17
Robin, Lydia and Jane
Robin, Lydia and Jane escaped on August 12, 1798. Their owner, James Frazer, put an announcement in the Montreal Gazette a week later, and a $9 reward was offered.
This was the last announcement of fugitive slaves in newspapers in Lower Canada.
Changing clothes to ease escaping
Frazer was a former Loyalist who had sought refuge in Nova Scotia in 1783, in Prince Edward Island the following year, and lastly, in Montreal ten years later. He had bought Robin and Lydia in the State of New Jersey when they were still children.
The announcement stated that Lydia was "thick and well set" and "partly of the mulatto colour." Jane, age 4, was described as such, but it is not stated that Robin was the child’s father.
As in the case of Nemo and Cash, the announcement specified that it was possible that they had changed their clothing, a strategy for making their escape easier.
Because Robin escaped again in March 1799, it is clear that he had been returned to Frazer. A few months later, in January 1800, James Frazer learned that Robin was working at Richard Dillon’s Tavern and had him arrested. He was acquitted a month later.
He was the last slave in Lower Canada to be arrested as a fugitive.

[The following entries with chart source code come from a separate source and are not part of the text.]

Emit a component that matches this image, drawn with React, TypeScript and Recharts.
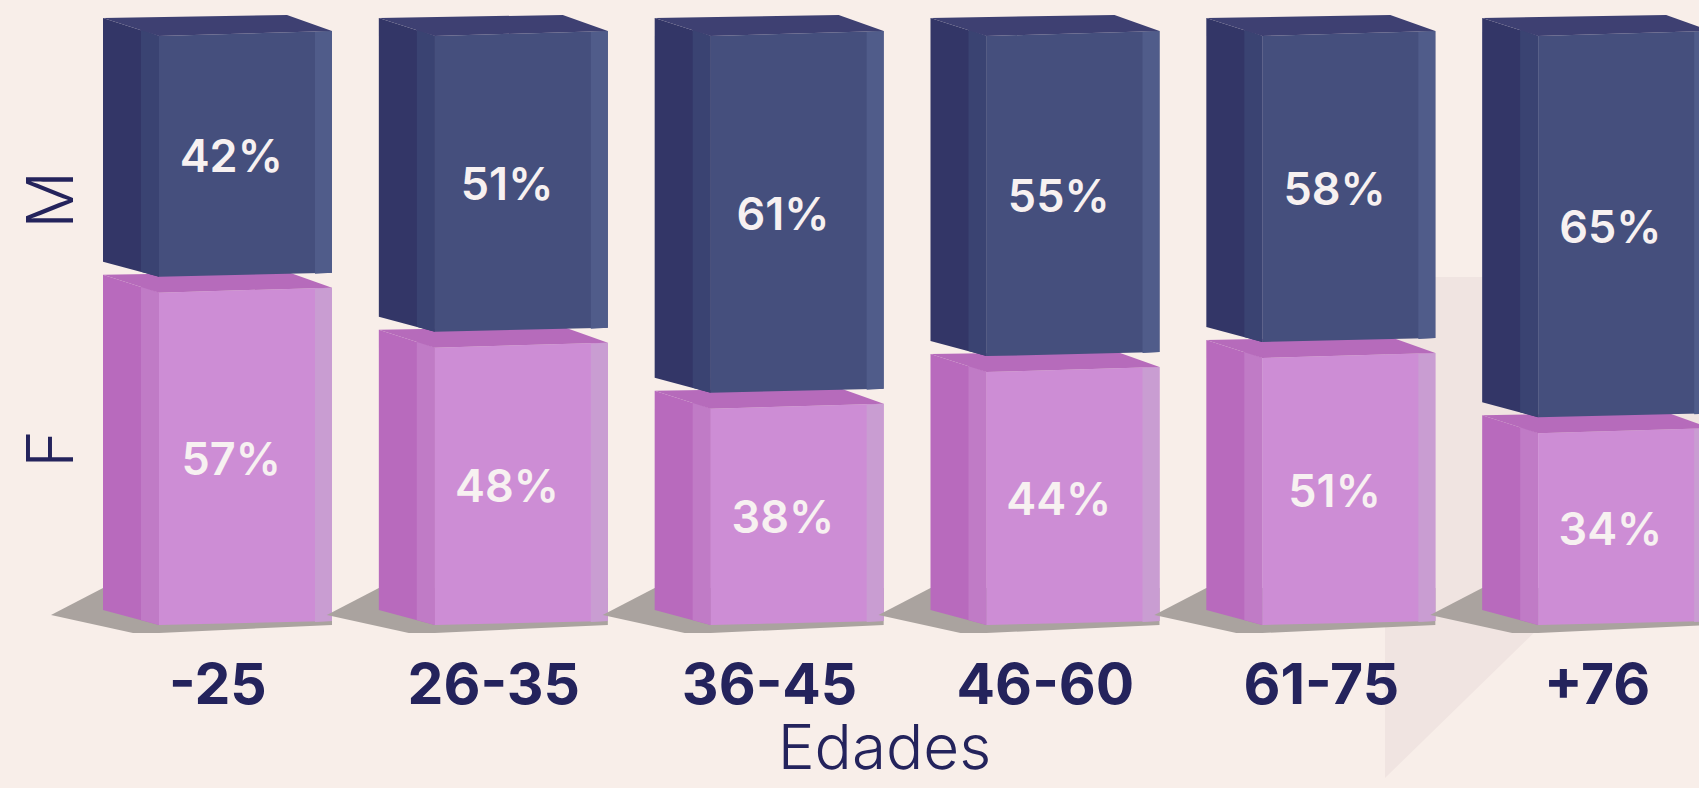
import React from 'react';
import { BarChart, Bar, XAxis, YAxis, LabelList, Customized } from 'recharts';

// ---- data ----
const ageGroups = ['-25', '26-35', '36-45', '46-60', '61-75', '+76'];
const femalePct = [57, 48, 38, 44, 51, 34];
const malePct = [42, 51, 61, 55, 58, 65];
const seriesLabels = ['F', 'M'];
const axisTitle = 'Edades';

const data = ageGroups.map((g, i) => ({ age: g, F: femalePct[i], M: malePct[i] }));

// ---- styles ----
const BG = '#f8eee9';
const NAVY = '#24235c';
const FONT = 'Inter, "Open Sans", sans-serif';
const DX = 56;

const palettes: any = {
  M: { top: '#3e4072', left: '#333667', strip: '#3a4372', front: '#454f7d', right: '#505c8a' },
  F: { top: '#b66bbb', left: '#b86abd', strip: '#c07bc6', front: '#cd8dd5', right: '#c99dd2' },
};

function Box3D(props: any) {
  const { x, y, width: w, height: h, pal, shadow } = props;
  if (x == null || y == null || !w || h == null) return null;
  const b = y + h;
  return (
    <g>
      {shadow && (
        <polygon
          points={`${x - 52},${b - 10} ${x},${b - 37} ${x + w},${b - 37} ${x + w},${b} ${x + DX},${b + 8} ${x + 30},${b + 8}`}
          fill="#aaa39f"
        />
      )}
      <polygon points={`${x},${y - 2} ${x + DX},${y + 16} ${x + DX},${b} ${x},${b - 15}`} fill={pal.left} />
      <polygon points={`${x + 38},${y + 9} ${x + DX},${y + 16} ${x + DX},${b} ${x + 38},${b - 5}`} fill={pal.strip} />
      <polygon points={`${x + DX},${y + 16} ${x + w},${y + 11} ${x + w},${b - 4} ${x + DX},${b}`} fill={pal.front} />
      <polygon points={`${x + w - 17},${y + 12} ${x + w},${y + 11} ${x + w},${b - 4} ${x + w - 17},${b - 3}`} fill={pal.right} />
      <polygon points={`${x},${y - 2} ${x + w - 45},${y - 5} ${x + w},${y + 11} ${x + DX},${y + 16}`} fill={pal.top} />
    </g>
  );
}

const FShape = (p: any) => <Box3D {...p} pal={palettes.F} shadow />;
const MShape = (p: any) => <Box3D {...p} pal={palettes.M} />;

const PctLabel = (p: any) => {
  const { x, y, width, height, value } = p;
  if (x == null || y == null) return null;
  const cx = x + width * 0.56;
  const cy = (y + 16 + y + height) / 2;
  return (
    <text x={cx} y={cy + 16} textAnchor="middle" fill="#f7f1f1" fontFamily={FONT} fontWeight={600} fontSize={45}>
      {`${value}%`}
    </text>
  );
};

const AgeTick = (p: any) => {
  const { x, payload } = p;
  return (
    <text x={x} y={704} textAnchor="middle" fill={NAVY} fontFamily={FONT} fontWeight={700} fontSize={57}>
      {payload.value}
    </text>
  );
};

const SideLabels = () => (
  <g fill={NAVY} fontFamily={FONT} fontWeight={300} fontSize={64}>
    <text transform="translate(73,200) rotate(-90)" textAnchor="middle">{seriesLabels[1]}</text>
    <text transform="translate(73,449) rotate(-90)" textAnchor="middle">{seriesLabels[0]}</text>
  </g>
);

export default function App() {
  return (
    <div style={{ position: 'fixed', left: 0, top: 0, width: 1699, height: 788, overflow: 'hidden', background: BG }}>
      <div
        style={{
          position: 'absolute', left: 0, top: 0, width: 1699, height: 788, background: '#f0e4e1',
          clipPath: 'polygon(1385px 277px, 1699px 277px, 1699px 472px, 1385px 778px)',
        }}
      />
      <div style={{ position: 'absolute', left: 0, top: 0 }}>
        <BarChart
          width={1760}
          height={788}
          data={data}
          stackOffset="expand"
          barSize={229}
          margin={{ top: 20, right: 25, left: 80, bottom: 0 }}
        >
          <XAxis
            dataKey="age"
            height={163}
            axisLine={false}
            tickLine={false}
            interval={0}
            tick={<AgeTick />}
            label={{
              value: axisTitle,
              position: 'insideBottom',
              offset: 19,
              dx: -23,
              style: { fill: NAVY, fontFamily: FONT, fontWeight: 300, fontSize: 62 },
            }}
          />
          <YAxis hide domain={[0, 1]} />
          <Bar dataKey="F" stackId="a" shape={<FShape />} isAnimationActive={false}>
            <LabelList dataKey="F" content={<PctLabel />} />
          </Bar>
          <Bar dataKey="M" stackId="a" shape={<MShape />} isAnimationActive={false}>
            <LabelList dataKey="M" content={<PctLabel />} />
          </Bar>
          <Customized component={SideLabels} />
        </BarChart>
      </div>
    </div>
  );
}
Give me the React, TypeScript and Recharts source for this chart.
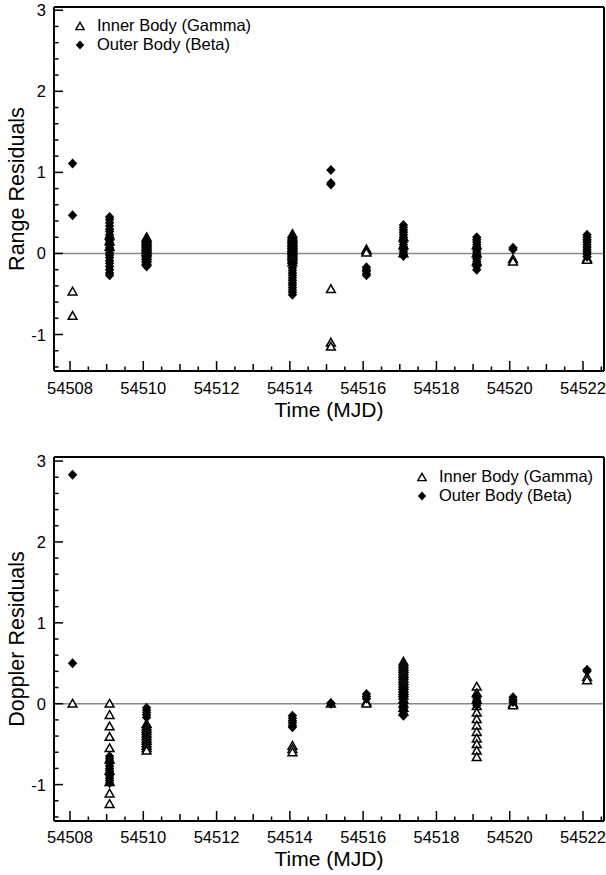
import React from 'react';
import { ScatterChart, Scatter, XAxis, YAxis, ReferenceLine, Legend, Label } from 'recharts';

// each row: [time (MJD), residuals observed at that time]
const rangeInner: [number, number[]][] = [
  [54508.07, [-0.47, -0.77]],
  [54509.08, [0.22, 0.15, 0.08]],
  [54510.09, [0.2, 0.18, 0.16, 0.14, 0.12, 0.1, 0.08, 0.06, 0.04, 0.02, 0.0, -0.03, -0.06, -0.1]],
  [54514.07, [0.24, 0.21, 0.19, 0.17, 0.15, 0.13, 0.11, 0.09, 0.07, 0.05, 0.03, 0.01, -0.01, -0.03, -0.05, -0.08, -0.11]],
  [54515.12, [-0.44, -1.1, -1.15]],
  [54516.09, [0.05, 0.03, 0.01]],
  [54517.1, [0.2, 0.1, 0.0]],
  [54519.1, [0.1, 0.0, -0.1]],
  [54520.09, [-0.07, -0.1]],
  [54522.11, [-0.06, -0.08]],
];

const rangeOuter: [number, number[]][] = [
  [54508.07, [1.11, 0.47]],
  [54509.08, [0.45, 0.42, 0.38, 0.34, 0.3, 0.27, 0.23, 0.2, 0.16, 0.13, 0.1, 0.07, 0.04, 0.01, -0.02, -0.05, -0.09, -0.12, -0.16, -0.2, -0.24, -0.27]],
  [54510.09, [-0.02, -0.05, -0.08, -0.1, -0.12, -0.14, -0.16]],
  [54514.07, [-0.12, -0.15, -0.18, -0.21, -0.24, -0.27, -0.3, -0.33, -0.36, -0.39, -0.42, -0.45, -0.48, -0.51]],
  [54515.12, [1.03, 0.87, 0.85]],
  [54516.09, [-0.17, -0.2, -0.22, -0.25, -0.27]],
  [54517.1, [0.35, 0.32, 0.29, 0.26, 0.23, 0.2, 0.17, 0.14, 0.11, 0.08, 0.05, 0.02, -0.01, -0.03]],
  [54519.1, [0.2, 0.17, 0.14, 0.11, 0.08, 0.05, 0.02, -0.01, -0.04, -0.07, -0.1, -0.13, -0.16, -0.2]],
  [54520.09, [0.07, 0.05]],
  [54522.11, [0.23, 0.2, 0.17, 0.14, 0.11, 0.08, 0.05, 0.02, -0.01, -0.04]],
];

const dopplerInner: [number, number[]][] = [
  [54508.07, [0.0]],
  [54509.08, [0.0, -0.14, -0.28, -0.41, -0.55, -0.69, -0.83, -0.97, -1.11, -1.24]],
  [54510.09, [-0.25, -0.28, -0.31, -0.34, -0.37, -0.4, -0.43, -0.46, -0.49, -0.52, -0.55, -0.58]],
  [54514.07, [-0.52, -0.56, -0.6]],
  [54515.12, [0.0]],
  [54516.09, [0.02, 0.0]],
  [54517.1, [0.52, 0.49, 0.46, 0.43, 0.4, 0.37, 0.34, 0.31, 0.28, 0.25, 0.22, 0.19, 0.16, 0.13, 0.1, 0.05, 0.0, -0.05, -0.1]],
  [54519.1, [0.21, 0.13, 0.05, -0.03, -0.11, -0.19, -0.27, -0.35, -0.43, -0.5, -0.58, -0.66]],
  [54520.09, [0.0, -0.02]],
  [54522.11, [0.33, 0.29]],
];

const dopplerOuter: [number, number[]][] = [
  [54508.07, [2.83, 0.5]],
  [54509.08, [-0.65, -0.68, -0.71, -0.74, -0.77, -0.8, -0.83, -0.86, -0.89, -0.92, -0.95, -0.98]],
  [54510.09, [-0.05, -0.08, -0.11, -0.14, -0.17]],
  [54514.07, [-0.15, -0.18, -0.21, -0.24, -0.27, -0.29]],
  [54515.12, [0.01, 0.0]],
  [54516.09, [0.12, 0.09, 0.06]],
  [54517.1, [0.15, 0.12, 0.09, 0.06, 0.03, 0.0, -0.03, -0.06, -0.09, -0.12, -0.15]],
  [54519.1, [0.1, 0.07, 0.04, 0.01, -0.02]],
  [54520.09, [0.08, 0.05, 0.02]],
  [54522.11, [0.42, 0.4]],
];

const xTicks = [
  54508, 54508.5, 54509, 54509.5, 54510, 54510.5, 54511, 54511.5, 54512, 54512.5,
  54513, 54513.5, 54514, 54514.5, 54515, 54515.5, 54516, 54516.5, 54517, 54517.5,
  54518, 54518.5, 54519, 54519.5, 54520, 54520.5, 54521, 54521.5, 54522, 54522.5,
];
const yTicks = [
  -1.4, -1.2, -1, -0.8, -0.6, -0.4, -0.2, 0, 0.2, 0.4, 0.6, 0.8, 1, 1.2, 1.4, 1.6,
  1.8, 2, 2.2, 2.4, 2.6, 2.8, 3,
];

const innerName = 'Inner Body (Gamma)';
const outerName = 'Outer Body (Beta)';

const FONT = '"Liberation Sans", Arial, Helvetica, sans-serif';
const X_DOMAIN: [number, number] = [54507.563, 54522.573];

const flatten = (rows: [number, number[]][]) =>
  rows.flatMap(([t, vals]) => vals.map((v) => ({ t, v })));

const Tri = (props: any) => {
  const { cx, cy } = props;
  return (
    <path
      d={`M${cx},${cy - 4.3} L${cx + 4.4},${cy + 3.4} L${cx - 4.4},${cy + 3.4} Z`}
      fill="#fff"
      stroke="#000"
      strokeWidth={1.5}
    />
  );
};

const Dia = (props: any) => {
  const { cx, cy } = props;
  return <path d={`M${cx},${cy - 5} L${cx + 4.7},${cy} L${cx},${cy + 5} L${cx - 4.7},${cy} Z`} fill="#000" />;
};

const XTick = (props: any) => {
  const { x, y, payload, labelDrop } = props;
  const v = payload.value;
  const whole = Number.isInteger(v);
  const even = whole && v % 2 === 0;
  const len = even ? 10 : whole ? 7 : 4.5;
  return (
    <g>
      <line x1={x} x2={x} y1={y} y2={y - len} stroke="#000" strokeWidth={1.5} />
      {even && (
        <text x={x} y={y + labelDrop} textAnchor="middle" fontSize={16.5} fontFamily={FONT} fill="#000">
          {v}
        </text>
      )}
    </g>
  );
};

const YTick = (props: any) => {
  const { x, y, payload } = props;
  const v = payload.value;
  const whole = Math.abs(v - Math.round(v)) < 1e-6;
  const len = whole ? 9 : 4.5;
  return (
    <g>
      <line x1={x} x2={x + len} y1={y} y2={y} stroke="#000" strokeWidth={1.5} />
      {whole && (
        <text x={x - 8} y={y + 6} textAnchor="end" fontSize={16.5} fontFamily={FONT} fill="#000">
          {Math.round(v)}
        </text>
      )}
    </g>
  );
};

const LegendBox = () => (
  <div style={{ fontFamily: FONT, fontSize: 16.5, color: '#000', lineHeight: '19px' }}>
    <div style={{ display: 'flex', alignItems: 'center', height: 19 }}>
      <svg width={10} height={10} style={{ marginRight: 12 }}>
        <path d="M5,1.3 L9.2,8.6 L0.8,8.6 Z" fill="#fff" stroke="#000" strokeWidth={1.4} />
      </svg>
      <span>{innerName}</span>
    </div>
    <div style={{ display: 'flex', alignItems: 'center', height: 19 }}>
      <svg width={10} height={10} style={{ marginRight: 12 }}>
        <path d="M5,0.6 L9.2,5 L5,9.4 L0.8,5 Z" fill="#000" />
      </svg>
      <span>{outerName}</span>
    </div>
  </div>
);

function ResidualChart({
  inner,
  outer,
  yTitle,
  yDomain,
  height,
  top,
  xAxisHeight,
  labelDrop,
  titleDrop,
  legendPos,
}: {
  inner: [number, number[]][];
  outer: [number, number[]][];
  yTitle: string;
  yDomain: [number, number];
  height: number;
  top: number;
  xAxisHeight: number;
  labelDrop: number;
  titleDrop: number;
  legendPos: { left: number; top: number };
}) {
  const innerPts = flatten(inner);
  const outerPts = flatten(outer);
  return (
    <ScatterChart width={606} height={height} margin={{ top, right: 2, bottom: 0, left: 0 }} style={{ fontFamily: FONT }}>
      <XAxis
        dataKey="t"
        type="number"
        domain={X_DOMAIN}
        allowDataOverflow
        ticks={xTicks}
        interval={0}
        tickSize={0}
        tickMargin={0}
        tickLine={false}
        tick={<XTick labelDrop={labelDrop} />}
        axisLine={{ stroke: '#000', strokeWidth: 2 }}
        height={xAxisHeight}
      >
        <Label
          content={(p: any) => {
            const vb = p.viewBox || {};
            return (
              <text
                x={(vb.x ?? 54) + (vb.width ?? 550) / 2}
                y={(vb.y ?? 0) + titleDrop}
                textAnchor="middle"
                fontSize={21}
                fontFamily={FONT}
                fill="#000"
              >
                Time (MJD)
              </text>
            );
          }}
        />
      </XAxis>
      <YAxis
        dataKey="v"
        type="number"
        domain={yDomain}
        allowDataOverflow
        ticks={yTicks}
        interval={0}
        tickSize={0}
        tickMargin={0}
        tickLine={false}
        tick={<YTick />}
        axisLine={{ stroke: '#000', strokeWidth: 2 }}
        width={54}
      >
        <Label
          content={(p: any) => {
            const vb = p.viewBox || {};
            const cy = (vb.y ?? top) + (vb.height ?? 364) / 2;
            return (
              <text
                x={17}
                y={cy}
                transform={`rotate(-90, 17, ${cy})`}
                textAnchor="middle"
                dominantBaseline="central"
                fontSize={21.5}
                fontFamily={FONT}
                fill="#000"
              >
                {yTitle}
              </text>
            );
          }}
        />
      </YAxis>
      <ReferenceLine y={0} stroke="#8a8a8a" strokeWidth={1.6} />
      <ReferenceLine y={yDomain[1]} stroke="#000" strokeWidth={2} />
      <ReferenceLine x={X_DOMAIN[1]} stroke="#000" strokeWidth={2} />
      <Scatter name={innerName} data={innerPts} shape={Tri} isAnimationActive={false} />
      <Scatter name={outerName} data={outerPts} shape={Dia} isAnimationActive={false} />
      <Legend
        layout="vertical"
        align="center"
        verticalAlign="middle"
        content={() => <LegendBox />}
        wrapperStyle={{ left: legendPos.left, top: legendPos.top, width: 'auto', height: 'auto' }}
      />
    </ScatterChart>
  );
}

export default function App() {
  return (
    <div style={{ position: 'absolute', left: 0, top: 0, width: 606, height: 875, background: '#fff' }}>
      <ResidualChart
        inner={rangeInner}
        outer={rangeOuter}
        yTitle="Range Residuals"
        yDomain={[-1.45, 3.04]}
        height={437}
        top={7}
        xAxisHeight={66}
        labelDrop={23}
        titleDrop={46}
        legendPos={{ left: 75, top: 16 }}
      />
      <ResidualChart
        inner={dopplerInner}
        outer={dopplerOuter}
        yTitle="Doppler Residuals"
        yDomain={[-1.45, 3.05]}
        height={438}
        top={20}
        xAxisHeight={54}
        labelDrop={21.5}
        titleDrop={45}
        legendPos={{ left: 417, top: 30 }}
      />
    </div>
  );
}
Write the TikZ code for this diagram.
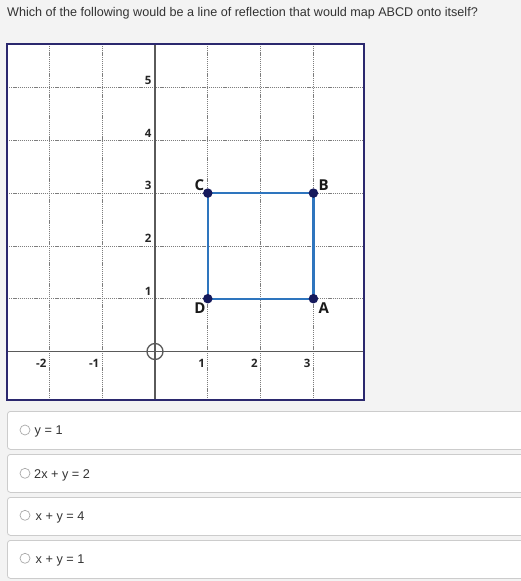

Questionning slavery's morality and legality
The last years of the 19th century marked a pivotal time for slavery in the province. A series of escapes spearheaded in February 1798 by Charlotte, Jane Cook’s slave, prompted Justice James Monk to position himself regarding the legality of slavery in Lower Canada and to free all the fugitives that appeared before him.
Was he an Abolitionist sympathizer? We don’t know. However, in British, French and North American intellectual circles in the 1780s and 1790s, questions as to the morality of slavery began to emerge.
Without being an apologist, Monk may very well have shared these ideas, or simply decided to be rigorous regarding the lack of a legal basis for this practice in Lower Canada.
Monk was not the only judge who dealt with this issue in Canada. In Nova Scotia, practically during the same era, Judge Sampson Blowers used his position to complicate the claims of owners of fugitive slaves.
The vanishing (not the abolition) of slavery in Quebec
A few months before Robin, Lydia and Jane had escaped, James Frazer had petitioned the Government because "the Honorable Court at Montreal, [were] about Setting all Negroes Free from their Owners."
Joseph Papineau, a Member of the House of Assembly, and the father of the famous patriot, Louis-Joseph Papineau, and himself the owner of a slave named Prince, represented the interests of the masters in 1799 to the Legislative Assembly as to provide a legal framework for slavery. But the proposal was postponed until it vanished completely around 1803.
Therefore, slavery was not abolished in Québec, but, instead, disappeared.